To use a query-defined function, invoke it after the embedded function definition.

let time_weighted_avg2_fl=(tbl:(*), t_col:string, y_col:string, key_col:string, stime:datetime, etime:datetime, dt:timespan)
{
    let tbl_ex = tbl | extend _ts = column_ifexists(t_col, datetime(null)), _val = column_ifexists(y_col, 0.0), _key = column_ifexists(key_col, '');
    let _etime = etime + dt;
    let gridTimes = range _ts from stime to _etime step dt | extend _val=real(null), dummy=1;
    let keys = materialize(tbl_ex | summarize by _key | extend dummy=1);
    gridTimes
    | join kind=fullouter keys on dummy
    | project-away dummy, dummy1
    | union tbl_ex
    | where _ts between (stime.._etime)
    | partition hint.strategy=native by _key (
      order by _ts desc, _val nulls last
    | scan declare(val1:real=0.0, t1:datetime) with (                // fill backward null values
        step s: true => val1=iff(isnull(_val), s.val1, _val), t1=iff(isnull(_val), s.t1, _ts);)
    | extend dt1=(t1-_ts)/1m
    | order by _ts asc, _val nulls last
    | scan declare(val0:real=0.0, t0:datetime) with (                // fill forward null values
        step s: true => val0=iff(isnull(_val), s.val0, _val), t0=iff(isnull(_val), s.t0, _ts);)

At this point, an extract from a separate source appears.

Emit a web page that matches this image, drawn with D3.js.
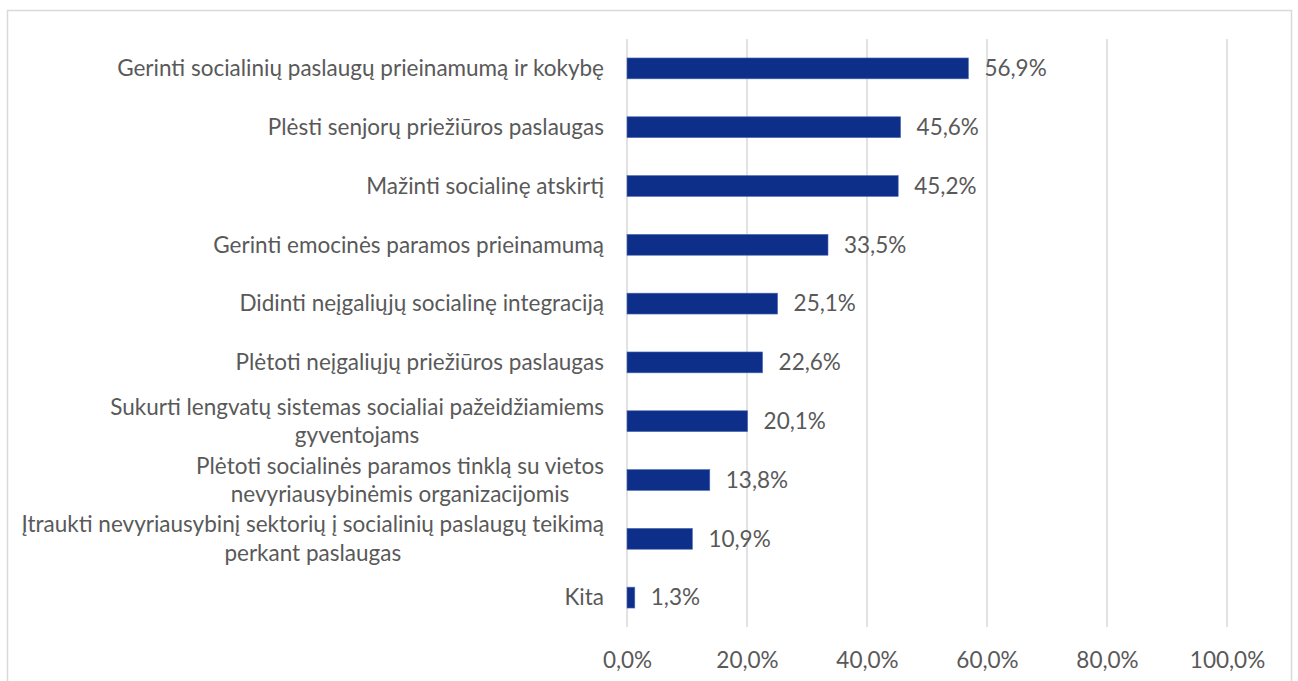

    | extend dt0=(_ts-t0)/1m
    | extend _twa_val=iff(dt0+dt1 == 0, _val, ((val0*dt1)+(val1*dt0))/(dt0+dt1))
    | scan with (                                                    // fill forward null twa values
        step s: true => _twa_val=iff(isnull(_twa_val), s._twa_val, _twa_val);)
    | extend diff_t=(next(_ts)-_ts)/1m
    )
    | where isnotnull(diff_t)
    | order by _key asc, _ts asc
    | extend next_twa_val=iff(_key == next(_key), next(_twa_val), _twa_val)

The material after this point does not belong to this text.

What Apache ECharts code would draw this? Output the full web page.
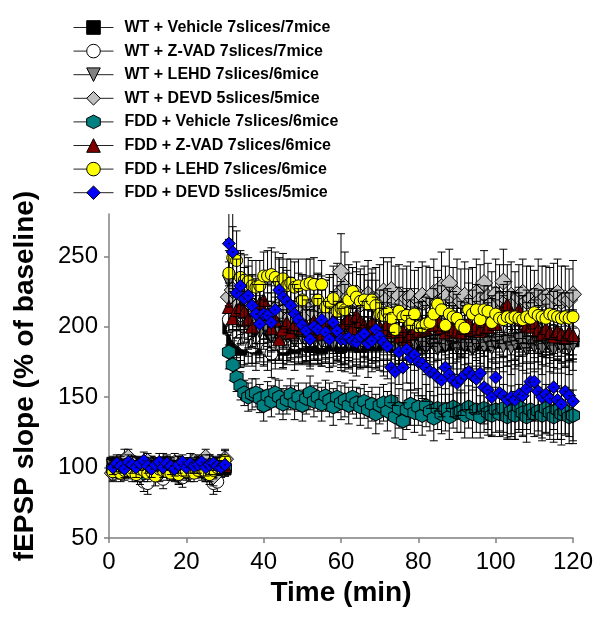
<!DOCTYPE html>
<html><head><meta charset="utf-8">
<script src="https://cdn.jsdelivr.net/npm/echarts@6/dist/echarts.min.js"></script>
<style>html,body{margin:0;padding:0;background:#fff}#c{width:600px;height:635px}</style>
</head><body><div id="c"></div>
<script>
// ---- time points (min) ----
const minutes = [1,2,3,4,5,6,7,8,9,10,11,12,13,14,15,16,17,18,19,20,21,22,23,24,25,26,27,28,29,30,
31,32,33,34,35,36,37,38,39,40,41,42,43,44,45,46,47,48,49,50,51,52,53,54,55,56,57,58,59,60,
61,62,63,64,65,66,67,68,69,70,71,72,73,74,75,76,77,78,79,80,81,82,83,84,85,86,87,88,89,90,
91,92,93,94,95,96,97,98,99,100,101,102,103,104,105,106,107,108,109,110,111,112,113,114,115,116,117,118,119,120];

const seriesNames = [
  'WT + Vehicle 7slices/7mice',
  'WT + Z-VAD 7slices/7mice',
  'WT + LEHD 7slices/6mice',
  'WT + DEVD 5slices/5mice',
  'FDD + Vehicle 7slices/6mice',
  'FDD + Z-VAD 7slices/6mice',
  'FDD + LEHD 7slices/6mice',
  'FDD + DEVD 5slices/5mice'
];

// ---- fEPSP slope (% of baseline) ----
const wtVehicle = [103,100,98,101,102,99,100,97,101,103,99,100,102,98,100,101,99,102,100,98,101,100,103,99,100,98,101,102,100,99,
199,190,186,184,186,189,188,185,191,187,189,192,186,190,184,188,191,185,189,187,190,186,192,188,185,191,187,189,193,186,
189,192,187,190,186,193,188,191,187,190,192,188,191,186,190,193,187,191,189,192,188,191,194,189,192,187,190,193,188,191,
193,189,191,187,192,190,194,188,191,189,191,194,189,192,188,193,190,192,189,191,192,189,193,190,188,192,191,189,193,190];
const wtZvad = [98,101,99,97,100,102,98,96,90,89,97,99,95,92,98,100,97,96,93,99,101,98,97,99,100,96,89,90,98,100,
205,198,193,190,188,192,186,189,191,187,184,181,188,191,186,190,193,188,192,189,193,190,195,191,189,194,192,196,193,190,
194,191,196,193,190,195,192,197,194,191,195,192,197,194,191,196,193,198,195,192,196,193,198,195,192,197,194,199,196,193,
197,194,199,196,193,198,195,200,197,194,198,195,199,196,194,198,195,199,197,195,198,196,199,195,197,194,198,196,193,196];
const wtLehd = [101,99,102,100,98,103,100,101,99,97,102,100,98,101,103,99,100,102,98,100,101,99,103,100,98,102,100,101,99,102,
232,218,210,204,207,200,203,198,196,201,197,193,199,195,191,196,193,190,195,192,194,190,196,192,189,194,191,188,193,190,
192,188,194,190,187,191,189,193,188,190,187,191,188,185,190,186,189,192,187,190,188,185,190,187,184,189,186,191,188,185,
189,186,190,184,188,191,186,189,185,188,190,186,189,185,188,191,187,184,189,186,188,185,190,187,184,188,186,189,185,187];
const wtDevd = [96,98,102,105,107,103,99,95,100,104,101,97,96,102,98,100,103,95,99,101,97,104,100,98,107,96,94,101,103,106,
221,226,214,209,212,207,215,211,208,213,210,206,212,215,209,213,207,211,216,212,209,214,210,217,213,208,215,219,222,239,
228,221,218,224,216,220,223,219,217,221,225,220,226,218,222,217,220,221,216,219,222,218,220,224,217,228,221,231,219,223,
218,222,216,220,224,219,231,221,217,223,220,232,219,222,217,221,224,218,220,216,225,219,221,217,222,224,218,220,219,223];
const fddVehicle = [99,101,97,100,102,98,100,99,96,101,100,98,97,102,99,100,96,101,99,97,100,98,102,99,96,100,98,101,99,100,
182,173,164,158,153,150,152,153,149,144,151,147,153,150,145,148,152,146,150,144,149,153,147,150,145,151,148,143,150,146,
148,144,150,146,143,147,141,145,138,144,146,140,147,136,142,133,141,145,139,143,137,144,140,135,142,138,141,136,143,139,
140,137,143,138,141,136,142,139,137,141,138,142,136,140,137,143,139,136,141,138,140,137,142,139,136,141,138,140,136,137];
const fddZvad = [101,99,103,100,98,102,100,101,99,103,98,100,102,99,101,100,98,103,100,99,102,100,101,98,100,103,99,100,102,101,
214,206,212,214,211,205,200,212,217,219,209,199,205,191,198,203,196,202,207,199,201,197,204,199,195,202,198,205,200,196,
203,206,199,208,204,201,198,203,196,200,198,202,196,199,193,197,191,195,199,197,202,198,204,201,205,199,196,202,198,197,
196,199,203,198,201,197,204,200,206,202,209,213,216,210,207,212,205,201,200,203,198,195,199,196,193,197,195,192,196,194];
const fddLehd = [97,99,96,98,100,97,95,99,98,96,97,94,99,98,97,96,99,95,98,97,100,96,98,99,97,95,98,100,103,105,
238,249,247,235,233,232,229,228,229,236,236,237,235,232,234,229,231,228,229,219,230,231,230,219,230,214,217,220,211,213,
212,219,225,221,218,219,216,219,215,209,208,210,206,198,211,207,208,202,209,200,200,202,203,209,216,212,201,209,207,206,
201,199,212,209,212,205,212,211,203,209,206,205,207,206,207,206,205,207,206,210,208,207,206,209,208,207,206,207,206,207];
const fddDevd = [100,103,101,99,104,102,100,103,105,101,99,102,104,100,103,101,99,102,104,100,103,101,102,104,100,102,103,101,100,102,
259,253,224,229,220,222,215,209,202,209,208,203,212,226,221,218,215,209,205,201,197,191,200,198,205,196,191,203,197,191,
191,192,190,189,193,195,188,190,198,193,189,186,171,168,182,171,184,178,180,175,174,171,168,167,164,162,171,166,162,160,
163,166,168,165,163,167,157,155,150,164,153,151,148,150,148,152,151,156,161,161,154,150,152,149,157,148,145,154,151,147];

// ---- SEM ----
const wtVehicleErr = [5,4,6,5,4,5,6,4,5,5,4,6,5,4,5,6,5,4,5,5,4,6,5,4,5,5,6,4,5,5,
16,14,15,13,14,15,14,16,13,15,14,15,16,14,13,15,14,16,15,14,15,14,16,15,13,14,16,15,14,15,
16,14,15,17,15,14,16,15,17,14,15,16,14,15,17,16,14,15,16,15,17,15,16,14,15,17,16,15,14,16,
15,16,17,15,14,16,15,17,16,15,16,15,17,16,15,14,16,17,15,16,17,16,15,16,17,15,16,17,16,15];
const wtZvadErr = [6,5,5,6,4,5,6,5,7,8,5,6,5,7,5,4,6,5,7,5,6,5,4,6,5,6,8,7,5,6,
18,16,15,14,15,13,14,15,16,14,15,17,14,15,16,14,15,13,14,15,14,16,15,14,15,16,14,15,16,15,
16,15,14,16,15,17,15,14,16,15,15,16,14,15,17,15,16,14,15,16,16,15,17,14,16,15,17,16,15,16,
17,16,15,16,17,15,16,17,15,16,16,17,15,16,17,16,15,17,16,17,17,16,17,15,16,17,16,15,17,16];
const wtLehdErr = [5,6,5,4,6,5,5,6,4,5,6,5,5,4,6,5,5,6,4,5,5,6,5,4,6,5,5,6,4,5,
22,20,18,17,18,16,17,18,16,17,18,17,16,18,17,16,18,17,16,17,18,17,16,18,17,19,17,16,18,17,
18,17,19,18,17,16,18,19,17,18,19,18,17,18,19,17,18,19,18,17,18,19,17,18,19,18,17,19,18,19,
19,18,19,17,18,19,18,19,17,18,19,18,17,19,18,19,18,17,19,18,18,19,18,19,17,18,19,18,19,18];
const wtDevdErr = [6,5,7,8,6,5,6,7,5,6,7,5,6,8,5,6,7,6,5,6,7,5,6,7,6,8,7,5,6,7,
25,24,22,21,20,22,21,23,20,22,21,23,22,20,24,22,23,21,22,24,23,22,24,21,23,25,22,24,23,27,
25,23,24,22,25,23,24,22,25,23,24,26,23,25,22,24,23,25,24,23,24,25,22,24,23,25,22,24,23,25,
23,24,25,22,24,25,23,24,22,25,24,23,25,24,22,23,24,25,23,24,23,24,22,25,23,24,25,23,22,24];
const fddVehicleErr = [5,4,5,6,4,5,5,4,6,5,4,5,6,5,4,5,6,4,5,5,6,4,5,5,6,4,5,5,4,6,
12,11,10,10,9,10,11,10,10,11,10,11,10,12,11,10,11,12,10,11,11,12,11,10,12,11,12,13,11,12,
12,13,12,11,13,12,13,12,14,13,13,14,13,15,14,13,14,15,14,13,14,15,14,16,15,14,15,16,15,14,
15,16,15,17,16,15,17,16,15,16,16,17,16,18,17,16,17,18,17,16,17,18,17,16,18,17,18,17,19,18];
const fddZvadErr = [5,6,5,4,5,6,5,5,6,4,5,6,5,5,4,6,5,5,6,4,5,5,6,5,4,6,5,5,6,5,
17,16,15,16,15,14,15,16,15,16,15,14,16,15,14,16,15,16,14,15,16,15,14,16,15,16,15,14,16,15,
15,16,15,14,16,15,16,15,14,16,16,15,16,15,17,16,15,16,15,16,16,17,16,15,16,17,16,15,17,16,
17,16,17,16,17,16,15,17,16,17,16,17,16,15,17,16,17,16,17,16,17,16,17,16,17,18,16,17,16,17];
const fddLehdErr = [6,5,6,5,6,7,5,6,5,6,5,7,6,5,6,5,6,7,5,6,5,6,5,6,7,5,6,5,6,7,
24,22,21,19,18,17,18,19,18,17,18,19,18,17,18,19,17,18,19,18,18,17,19,18,17,19,18,17,18,19,
18,19,17,18,19,18,17,19,18,17,18,17,19,18,17,18,19,17,18,17,18,19,17,18,19,17,18,19,18,17,
17,18,19,17,18,19,17,18,17,19,18,17,18,19,17,18,17,19,18,17,18,19,17,18,17,19,18,17,18,19];
const fddDevdErr = [5,6,5,6,5,6,7,5,6,5,6,5,6,7,5,6,5,6,5,6,7,5,6,5,6,7,5,6,5,6,
30,28,24,23,22,21,22,21,20,21,22,21,20,22,21,22,20,21,22,21,22,21,23,22,21,22,23,22,21,22,
23,22,23,24,22,23,24,22,23,24,24,23,25,24,23,25,24,23,25,24,25,24,26,25,24,26,25,24,26,25,
26,25,27,26,25,27,26,28,27,26,27,28,27,26,28,27,28,29,27,28,28,29,28,29,30,28,29,30,29,30];

const values = [wtVehicle, wtZvad, wtLehd, wtDevd, fddVehicle, fddZvad, fddLehd, fddDevd];
const errors = [wtVehicleErr, wtZvadErr, wtLehdErr, wtDevdErr, fddVehicleErr, fddZvadErr, fddLehdErr, fddDevdErr];

// ---- styles ----
const FONT = "'Liberation Sans', Arial, Helvetica, sans-serif";
const symbols = ['rect', 'circle', 'path://M-1,-1L1,-1L0,1Z', 'diamond',
  'path://M0,-1L0.866,-0.5L0.866,0.5L0,1L-0.866,0.5L-0.866,-0.5Z', 'triangle', 'circle', 'diamond'];
const colors = ['#000000', '#ffffff', '#808080', '#c0c0c0', '#008080', '#800000', '#ffff00', '#0000ff'];
const sizes = [12, 13, 13, 17, [13, 14], 13, 12, 13];

const series = [];
values.forEach((vals, i) => {
  const errs = errors[i];
  series.push({
    type: 'custom',
    z: 10 + 3 * i,
    silent: true,
    animation: false,
    data: minutes.map((t, j) => [t, vals[j], errs[j]]),
    encode: { x: 0, y: 1 },
    renderItem: function (params, api) {
      const t = api.value(0), v = api.value(1), e = api.value(2);
      const cs = params.coordSys;
      const top = api.coord([t, v + e]);
      const bot = api.coord([t, v - e]);
      const st = { stroke: '#000', lineWidth: 1 };
      const yTop = Math.max(top[1], cs.y);
      const ch = [{ type: 'line', shape: { x1: top[0], y1: yTop, x2: bot[0], y2: bot[1] }, style: st }];
      if (top[1] >= cs.y) ch.push({ type: 'line', shape: { x1: top[0] - 4, y1: top[1], x2: top[0] + 4, y2: top[1] }, style: st });
      ch.push({ type: 'line', shape: { x1: bot[0] - 4, y1: bot[1], x2: bot[0] + 4, y2: bot[1] }, style: st });
      return { type: 'group', children: ch };
    }
  });
  series.push({
    type: 'line',
    name: seriesNames[i],
    z: 11 + 3 * i,
    animation: false,
    data: minutes.map((t, j) => [t, vals[j]]),
    symbol: symbols[i],
    symbolSize: sizes[i],
    showSymbol: true,
    showAllSymbol: true,
    itemStyle: { color: colors[i], borderColor: '#000', borderWidth: 1, opacity: 1 },
    lineStyle: { opacity: 0, width: 1, color: '#000' },
    emphasis: { disabled: true }
  });
});
// small dark centre dots of the FDD + DEVD diamonds
series.push({
  type: 'scatter',
  z: 12 + 3 * 7,
  silent: true,
  animation: false,
  data: minutes.map((t, j) => [t, fddDevd[j]]),
  symbol: 'circle',
  symbolSize: 2,
  itemStyle: { color: '#000040', opacity: 1 },
  emphasis: { disabled: true }
});

const chart = echarts.init(document.getElementById('c'), null, { renderer: 'canvas' });
chart.setOption({
  backgroundColor: '#fff',
  animation: false,
  textStyle: { fontFamily: FONT },
  grid: { left: 109, right: 27, top: 214, bottom: 97, containLabel: false },
  legend: {
    orient: 'vertical', left: 68, top: 14, padding: 5,
    itemWidth: 40, itemHeight: 17, itemGap: 6.6,
    selectedMode: false,
    data: seriesNames,
    textStyle: { fontFamily: FONT, fontSize: 16, fontWeight: 'bold', color: '#000', lineHeight: 17, padding: [0, 0, 0, 6] },
    lineStyle: { color: '#222', width: 1, opacity: 1, type: 'solid' },
    itemStyle: { borderColor: '#000', borderWidth: 1 }
  },
  xAxis: {
    type: 'value', min: 0, max: 120, interval: 20,
    name: 'Time (min)', nameLocation: 'middle', nameGap: 40,
    nameTextStyle: { fontFamily: FONT, fontSize: 28, fontWeight: 'bold', color: '#000' },
    axisLine: { lineStyle: { color: '#808080', width: 1.5 } },
    axisTick: { show: true, length: 5, lineStyle: { color: '#808080', width: 1.5 } },
    axisLabel: { fontFamily: FONT, fontSize: 24, color: '#000', margin: 12 },
    splitLine: { show: false }
  },
  yAxis: {
    type: 'value', min: 50, max: 280, interval: 50,
    name: 'fEPSP slope (% of baseline)', nameLocation: 'middle', nameGap: 70,
    nameTextStyle: { fontFamily: FONT, fontSize: 28, fontWeight: 'bold', color: '#000' },
    axisLine: { lineStyle: { color: '#808080', width: 1.5 } },
    axisTick: { show: true, length: 5, lineStyle: { color: '#808080', width: 1.5 } },
    axisLabel: { fontFamily: FONT, fontSize: 24, color: '#000', margin: 11, showMaxLabel: false },
    splitLine: { show: false }
  },
  series: series
});
</script>
</body></html>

    | summarize tw_sum=sum((_twa_val+next_twa_val)*diff_t/2.0), t_sum =sum(diff_t) by bin_at(_ts, dt, stime), _key
    | where t_sum > 0 and _ts <= etime
    | extend tw_avg = tw_sum/t_sum
    | project-away tw_sum, t_sum
    | order by _key asc, _ts asc 
};
let tbl = datatable(ts:datetime,  val:real, key:string) [
    datetime(2021-04-26 00:00), 100, 'Device1',
    datetime(2021-04-26 00:45), 300, 'Device1',
    datetime(2021-04-26 01:15), 200, 'Device1',
    datetime(2021-04-26 00:00), 600, 'Device2',
    datetime(2021-04-26 00:30), 400, 'Device2',
    datetime(2021-04-26 01:30), 500, 'Device2',
    datetime(2021-04-26 01:45), 300, 'Device2'
];
let minmax=materialize(tbl | summarize mint=min(ts), maxt=max(ts));
let stime=toscalar(minmax | project mint);
let etime=toscalar(minmax | project maxt);
let dt = 1h;
tbl
| invoke time_weighted_avg2_fl('ts', 'val', 'key', stime, etime, dt)

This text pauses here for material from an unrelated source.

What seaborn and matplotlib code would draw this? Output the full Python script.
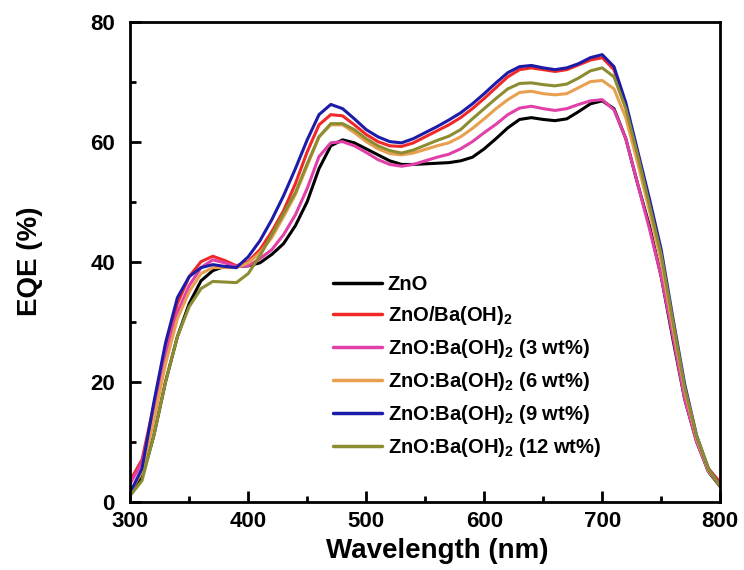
import numpy as np
import pandas as pd
import matplotlib
matplotlib.use("Agg")
import matplotlib.pyplot as plt
from matplotlib.ticker import MultipleLocator
import seaborn as sns

# wavelength grid (nm)
wavelength = list(range(300, 801, 10))

labels = [
    "ZnO",
    "ZnO/Ba(OH)$_2$",
    "ZnO:Ba(OH)$_2$ (3 wt%)",
    "ZnO:Ba(OH)$_2$ (6 wt%)",
    "ZnO:Ba(OH)$_2$ (9 wt%)",
    "ZnO:Ba(OH)$_2$ (12 wt%)",
]
colors = ["#000000", "#f02828", "#e040a8", "#e8a050", "#1c1ca8", "#8c8c32"]

# EQE (%), 300-800 nm in 10 nm steps
eqe_zno = [1.5, 4, 11, 20, 27.5, 33, 36.8, 38.5, 39.2, 39.2,
           39.3, 39.8, 41.2, 43, 46, 50, 55.5, 59.3, 60.3, 59.8,
           58.8, 57.8, 56.8, 56.2, 56.2, 56.3, 56.4, 56.5, 56.8, 57.4,
           58.8, 60.5, 62.3, 63.7, 64, 63.7, 63.5, 63.8, 65, 66.3,
           66.8, 65.5, 60.5, 53, 46, 37.5, 27, 17, 10, 5, 2.5]
eqe_bilayer = [3.5, 7, 16, 26, 33, 37.5, 40, 40.9, 40.2, 39.3,
               40, 42, 45, 48.5, 53, 58.3, 62.8, 64.5, 64.3, 62.8,
               61.2, 60, 59.3, 59.2, 59.8, 60.8, 61.8, 62.8, 64, 65.5,
               67.2, 69, 70.8, 72, 72.3, 72, 71.7, 72, 72.8, 73.6,
               74, 72, 66, 57.8, 49.5, 41, 29.5, 18.5, 10.5, 5.5, 3.2]
eqe_3wt = [3, 6.5, 15, 24.5, 31.5, 36, 39, 40.3, 39.8, 39.2,
           39.3, 40.5, 42, 44.5, 47.8, 52.2, 57.5, 59.8, 60, 59.3,
           58.2, 57, 56.2, 55.9, 56.2, 56.8, 57.4, 57.9, 58.8, 60,
           61.5, 62.9, 64.5, 65.6, 65.9, 65.5, 65.2, 65.5, 66.2, 66.8,
           67, 65.3, 60.5, 53, 45.5, 37.5, 27.5, 17, 10, 5, 3]
eqe_6wt = [1.5, 5, 13.5, 23, 30.5, 35, 38, 39, 39, 39,
           39.8, 41.5, 44, 47.5, 51.2, 56, 60.8, 62.8, 62.8, 61.5,
           60, 58.8, 58, 57.8, 58.1, 58.7, 59.3, 59.8, 60.8, 62.2,
           63.8, 65.5, 67, 68.2, 68.4, 68, 67.8, 68, 69, 70,
           70.2, 68.8, 64, 56.5, 48.5, 40, 29, 18.5, 10.5, 5.2, 2.5]
eqe_9wt = [1.5, 5.5, 16.5, 26.5, 34, 37.5, 39, 39.5, 39.2, 39,
           40.8, 43.5, 47, 51, 55.5, 60.3, 64.5, 66.2, 65.5, 63.8,
           62, 60.8, 60, 59.8, 60.5, 61.5, 62.5, 63.6, 64.8, 66.3,
           68, 69.8, 71.5, 72.5, 72.7, 72.3, 72, 72.3, 73, 74,
           74.5, 72.5, 66.5, 58.5, 50.5, 42, 30.5, 19.5, 11, 5.5, 2.5]
eqe_12wt = [1, 3.5, 11, 20, 27.5, 32.5, 35.5, 36.7, 36.6, 36.5,
            38, 41, 44.5, 48, 51.5, 56.3, 60.8, 63, 63, 62,
            60.5, 59.3, 58.5, 58.1, 58.6, 59.4, 60.2, 60.9, 62, 63.8,
            65.5, 67.2, 68.8, 69.7, 69.8, 69.5, 69.3, 69.6, 70.6, 71.8,
            72.3, 70.8, 65.5, 57.8, 49.5, 41.2, 30, 19, 11, 5.5, 2.5]

series = [eqe_zno, eqe_bilayer, eqe_3wt, eqe_6wt, eqe_9wt, eqe_12wt]

df = pd.concat([
    pd.DataFrame({"Wavelength": wavelength, "EQE": vals, "Sample": lab})
    for lab, vals in zip(labels, series)
])

sns.set_theme(style="ticks")
plt.rcParams['font.family'] = ['Liberation Sans', 'DejaVu Sans']
plt.rcParams['font.weight'] = 'bold'
plt.rcParams['text.color'] = 'black'
plt.rcParams['axes.labelcolor'] = 'black'
plt.rcParams['mathtext.fontset'] = 'custom'
plt.rcParams['mathtext.rm'] = 'Liberation Sans:bold'
plt.rcParams['mathtext.bf'] = 'Liberation Sans:bold'
plt.rcParams['mathtext.default'] = 'bf'

fig = plt.figure(figsize=(7.44, 5.70), dpi=100)
ax = fig.add_axes([0.175, 0.12, 0.793, 0.842])

sns.lineplot(data=df, x="Wavelength", y="EQE", hue="Sample",
             hue_order=labels, palette=dict(zip(labels, colors)),
             linewidth=2.2, ax=ax)

ax.set_xlim(300, 800)
ax.set_ylim(0, 80)
ax.xaxis.set_major_locator(MultipleLocator(100))
ax.xaxis.set_minor_locator(MultipleLocator(50))
ax.yaxis.set_major_locator(MultipleLocator(20))
ax.yaxis.set_minor_locator(MultipleLocator(10))
ax.tick_params(which='both', direction='in', width=2, colors='black',
               labelsize=16, top=False, right=False)
ax.tick_params(which='major', length=8)
ax.tick_params(which='minor', length=4.5)
ax.tick_params(axis='x', pad=7)
ax.tick_params(axis='y', pad=11)
for lbl in ax.get_xticklabels() + ax.get_yticklabels():
    lbl.set_fontweight('bold')
for sp in ax.spines.values():
    sp.set_linewidth(2)
    sp.set_color('black')

ax.set_xlabel("Wavelength (nm)", fontsize=20, fontweight='bold', color='black')
ax.set_ylabel("EQE (%)", fontsize=20, fontweight='bold', color='black', labelpad=34)
ax.xaxis.set_label_coords(0.52, -0.075)

leg = ax.legend(loc='upper left', bbox_to_anchor=(0.344, 0.473), frameon=False,
                borderpad=0, borderaxespad=0, handlelength=2.45,
                handletextpad=0.25, labelspacing=0.5,
                prop={'size': 14.5, 'weight': 'bold'})
for txt in leg.get_texts():
    txt.set_color('black')
for line in leg.get_lines():
    line.set_linewidth(2.5)

fig.savefig("out.png", dpi=100)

| project-rename val = tw_avg
| order by _key asc, _ts asc

Output

_ts _key val
2021-04-26 00:00:00.0000000 Device1 218.75
2021-04-26 01:00:00.0000000 Device1 206.25
2021-04-26 00:00:00.0000000 Device2 462.5
2021-04-26 01:00:00.0000000 Device2 412.5

The first value of Device1 is (45m*(100+300)/2 + 15m*(300+250)/2)/60m = 218.75, the second value is (15m*(250+200)/2 + 45m*200)/60m = 206.25.
The first value of Device2 is (30m*(600+400)/2 + 30m*(400+450)/2)/60m = 462.5, the second value is (30m*(450+500)/2 + 15m*(500+300)/2 + 15m*300)/60m = 412.5.